Ecosystem-led strategy with product innovations driving fee growth. ARTO continued to strengthen its ecosystem and value-chain lending strategy, as reflected in the stable GoTo-linked exposure (~21% of total loans). The bank maintained its focus on risk-adjusted lending, supported by several new product launches in 3Q25, including Visa Digital Pro Card for digital entrepreneurs, Jago Dana Cepat (digital cash loan), and the pilot of Consolidated Asset View, KSEI-linked investment dashboard designed to enhance cross-selling and engagement across key customer segments. Further upside is expected from upcoming gold investment, wealth management, and insurance-linked digital lending products, which should broaden ARTO’s non-interest income base and strengthen ecosystem monetization.
2025F guidance: loan growth 35–40%, NIM >8%, CIR ≤60%. Management reiterated its FY25 loan growth guidance of 35–40%, reflecting balanced approach to growth and risk. Risk-adjusted NIM is expected to remain above 8%, supported by lower CoF in 4Q25 and ongoing loan repricing, while the bank maintains its disciplined risk appetite. CIR is guided at ≤60% for FY25 (vs. >70% in FY24), and is expected to trend toward <40% over the medium term as ARTO benefits from scale and more moderate opex growth (high-teens in 2026, mid-teens in the following years).
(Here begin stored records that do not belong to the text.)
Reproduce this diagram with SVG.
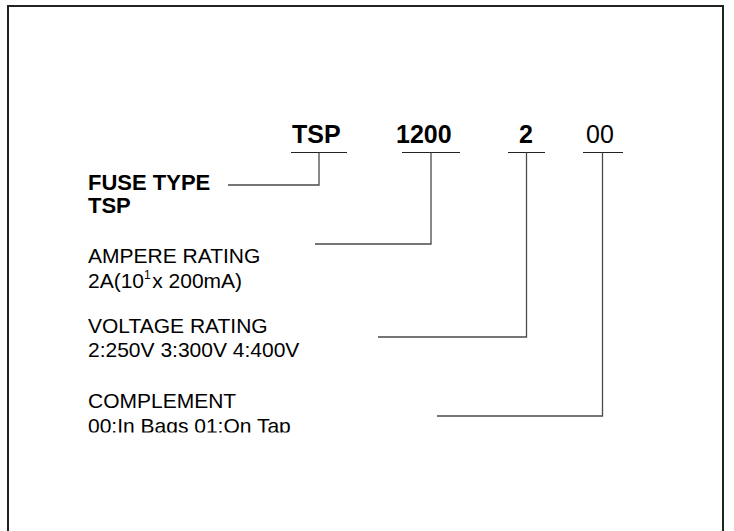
<svg xmlns="http://www.w3.org/2000/svg" width="734" height="531" viewBox="0 0 734 531">
<style>
.t{font-family:"Liberation Sans",Arial,sans-serif;font-size:21px;fill:#000}
.b{font-weight:bold;font-size:22px}
.big{font-size:25px}
.ln{fill:none;stroke:#4a4a4a;stroke-width:1.3}
.ul{fill:none;stroke:#222;stroke-width:1}
</style>
<defs>
<clipPath id="clipc"><rect x="0" y="0" width="734" height="432.5"/></clipPath>
</defs>
<rect width="734" height="531" fill="#fff"/>
<path d="M8,531 V6 H723 V531" fill="none" stroke="#222" stroke-width="2"/>
<g id="code">
<text class="t b big" x="292" y="143">TSP</text>
<text class="t b big" x="396" y="143">1200</text>
<text class="t b big" x="519" y="143">2</text>
<text class="t big" x="586" y="143">00</text>
<path class="ul" d="M291,152.5 H347 M402,152.5 H460 M508,152.5 H545 M583,152.5 H623"/>
</g>
<g id="fuse-type">
<text class="t b" x="88" y="190">FUSE TYPE</text>
<text class="t b" x="88" y="213">TSP</text>
</g>
<g id="ampere-rating">
<text class="t" x="88" y="263">AMPERE RATING</text>
<text class="t" x="88" y="288">2A(10<tspan font-size="12" dy="-9">1</tspan><tspan dy="9" dx="1.5">x 200mA)</tspan></text>
</g>
<g id="voltage-rating">
<text class="t" x="88" y="333">VOLTAGE RATING</text>
<text class="t" x="88" y="357">2:250V 3:300V 4:400V</text>
</g>
<g id="complement">
<text class="t" x="88" y="408">COMPLEMENT</text>
<text class="t" x="88" y="433" clip-path="url(#clipc)">00:In Bags 01:On Tap</text>
</g>
<g id="connectors">
<path class="ln" d="M319,152.5 V185 H228"/>
<path class="ln" d="M431,152.5 V244 H315"/>
<path class="ln" d="M526.5,152.5 V337 H378"/>
<path class="ln" d="M602.5,152.5 V416 H437"/>
</g>
</svg>
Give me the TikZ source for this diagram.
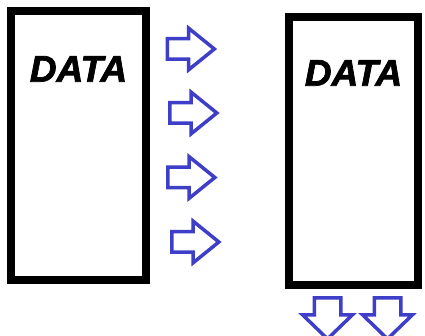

Steady-state LAR is projected at ~6–7% with NPL <1% and CoC at ~4–5%, as provisioning and write-off policies now fully reflect updated insurance mechanics.
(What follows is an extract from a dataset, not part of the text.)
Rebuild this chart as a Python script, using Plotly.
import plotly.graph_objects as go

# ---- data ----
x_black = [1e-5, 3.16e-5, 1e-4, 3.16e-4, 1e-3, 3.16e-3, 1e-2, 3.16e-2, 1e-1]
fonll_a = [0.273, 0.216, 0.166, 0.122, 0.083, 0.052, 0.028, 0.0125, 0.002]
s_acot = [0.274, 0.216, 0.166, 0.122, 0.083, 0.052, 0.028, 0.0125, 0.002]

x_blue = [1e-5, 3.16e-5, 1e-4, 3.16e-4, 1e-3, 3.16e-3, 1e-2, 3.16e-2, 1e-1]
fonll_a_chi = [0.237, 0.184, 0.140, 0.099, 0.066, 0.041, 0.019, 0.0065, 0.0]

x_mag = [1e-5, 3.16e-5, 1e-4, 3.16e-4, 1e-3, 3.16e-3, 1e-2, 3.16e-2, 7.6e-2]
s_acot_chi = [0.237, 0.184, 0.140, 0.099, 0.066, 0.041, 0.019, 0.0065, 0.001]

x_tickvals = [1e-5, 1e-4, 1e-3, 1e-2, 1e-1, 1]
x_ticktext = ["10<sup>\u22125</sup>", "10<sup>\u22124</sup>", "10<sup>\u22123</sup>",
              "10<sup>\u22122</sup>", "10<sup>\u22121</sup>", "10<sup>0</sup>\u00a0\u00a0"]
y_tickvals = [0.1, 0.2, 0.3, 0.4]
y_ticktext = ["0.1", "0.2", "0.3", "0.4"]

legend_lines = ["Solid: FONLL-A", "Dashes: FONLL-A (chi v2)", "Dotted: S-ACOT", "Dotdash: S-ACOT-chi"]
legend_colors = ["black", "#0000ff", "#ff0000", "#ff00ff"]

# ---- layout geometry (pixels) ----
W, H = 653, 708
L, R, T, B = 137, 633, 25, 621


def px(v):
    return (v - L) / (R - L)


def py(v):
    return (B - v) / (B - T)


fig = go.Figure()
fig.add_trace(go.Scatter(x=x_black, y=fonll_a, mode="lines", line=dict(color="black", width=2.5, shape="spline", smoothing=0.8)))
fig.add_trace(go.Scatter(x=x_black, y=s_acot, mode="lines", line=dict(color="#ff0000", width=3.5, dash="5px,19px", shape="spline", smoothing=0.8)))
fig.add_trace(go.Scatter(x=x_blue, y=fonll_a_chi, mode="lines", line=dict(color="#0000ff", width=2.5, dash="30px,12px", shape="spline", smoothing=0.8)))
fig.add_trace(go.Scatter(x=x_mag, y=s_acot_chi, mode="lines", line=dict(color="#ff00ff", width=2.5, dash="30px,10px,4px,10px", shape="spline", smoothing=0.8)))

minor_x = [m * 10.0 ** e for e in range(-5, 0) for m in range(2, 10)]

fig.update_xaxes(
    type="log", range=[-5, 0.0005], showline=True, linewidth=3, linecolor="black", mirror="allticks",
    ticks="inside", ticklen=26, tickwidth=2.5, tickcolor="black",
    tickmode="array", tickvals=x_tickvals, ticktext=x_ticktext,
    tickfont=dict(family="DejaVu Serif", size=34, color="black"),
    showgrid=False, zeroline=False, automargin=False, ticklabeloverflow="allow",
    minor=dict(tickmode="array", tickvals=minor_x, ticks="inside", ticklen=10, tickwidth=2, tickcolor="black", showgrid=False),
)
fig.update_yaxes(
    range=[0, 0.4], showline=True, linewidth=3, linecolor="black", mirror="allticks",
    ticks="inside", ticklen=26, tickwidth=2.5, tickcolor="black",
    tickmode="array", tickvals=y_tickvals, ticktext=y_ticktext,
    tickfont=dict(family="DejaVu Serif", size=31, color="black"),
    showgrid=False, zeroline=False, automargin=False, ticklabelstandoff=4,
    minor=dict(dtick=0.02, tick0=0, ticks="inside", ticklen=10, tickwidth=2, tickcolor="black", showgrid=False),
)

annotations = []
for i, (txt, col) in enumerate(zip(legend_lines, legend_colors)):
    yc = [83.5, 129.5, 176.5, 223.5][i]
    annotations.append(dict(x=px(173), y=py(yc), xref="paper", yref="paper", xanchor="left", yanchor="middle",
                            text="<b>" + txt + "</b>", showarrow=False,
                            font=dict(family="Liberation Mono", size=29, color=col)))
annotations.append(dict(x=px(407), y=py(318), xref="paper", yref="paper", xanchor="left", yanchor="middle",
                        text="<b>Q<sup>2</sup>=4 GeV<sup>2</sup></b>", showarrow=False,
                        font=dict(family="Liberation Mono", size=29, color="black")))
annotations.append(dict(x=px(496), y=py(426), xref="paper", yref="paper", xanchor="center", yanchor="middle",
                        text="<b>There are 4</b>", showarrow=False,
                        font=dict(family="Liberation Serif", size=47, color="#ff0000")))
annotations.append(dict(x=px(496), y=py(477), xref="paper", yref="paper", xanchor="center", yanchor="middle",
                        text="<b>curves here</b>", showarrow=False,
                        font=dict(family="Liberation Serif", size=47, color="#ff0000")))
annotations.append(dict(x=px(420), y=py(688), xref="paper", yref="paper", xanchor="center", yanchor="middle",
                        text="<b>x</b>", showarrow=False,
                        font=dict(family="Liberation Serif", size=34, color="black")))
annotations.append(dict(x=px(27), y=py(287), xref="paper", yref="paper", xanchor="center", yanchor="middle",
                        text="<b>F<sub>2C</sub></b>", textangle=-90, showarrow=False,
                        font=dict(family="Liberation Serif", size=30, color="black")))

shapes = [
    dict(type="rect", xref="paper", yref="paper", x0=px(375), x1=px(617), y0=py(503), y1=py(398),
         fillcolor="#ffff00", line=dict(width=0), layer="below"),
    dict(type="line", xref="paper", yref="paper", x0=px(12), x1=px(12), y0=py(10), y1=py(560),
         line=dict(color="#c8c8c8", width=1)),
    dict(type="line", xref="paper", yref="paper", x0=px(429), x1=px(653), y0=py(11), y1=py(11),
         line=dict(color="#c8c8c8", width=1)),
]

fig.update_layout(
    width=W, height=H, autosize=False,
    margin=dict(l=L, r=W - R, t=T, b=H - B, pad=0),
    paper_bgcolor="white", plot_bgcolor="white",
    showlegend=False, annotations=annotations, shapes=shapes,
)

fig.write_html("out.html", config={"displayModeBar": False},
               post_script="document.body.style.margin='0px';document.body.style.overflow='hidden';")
Maintain BUY rating with TP of IDR 2,700. We reiterate our BUY call on ARTO with TP of IDR 2,700/share (implying 2026F PBV of 4.2x), supported by its sustained above-industry loan growth and increasing platform monetization. With easing funding costs, expanding fee income streams, and disciplined provisioning, ARTO is well-positioned for margin recovery and sustainable growth through 2026. Key downside risks include asset quality management control amid direct lending expansions, slower-than-expected cost-to-income ratio improvement, and broader macroeconomic challenges.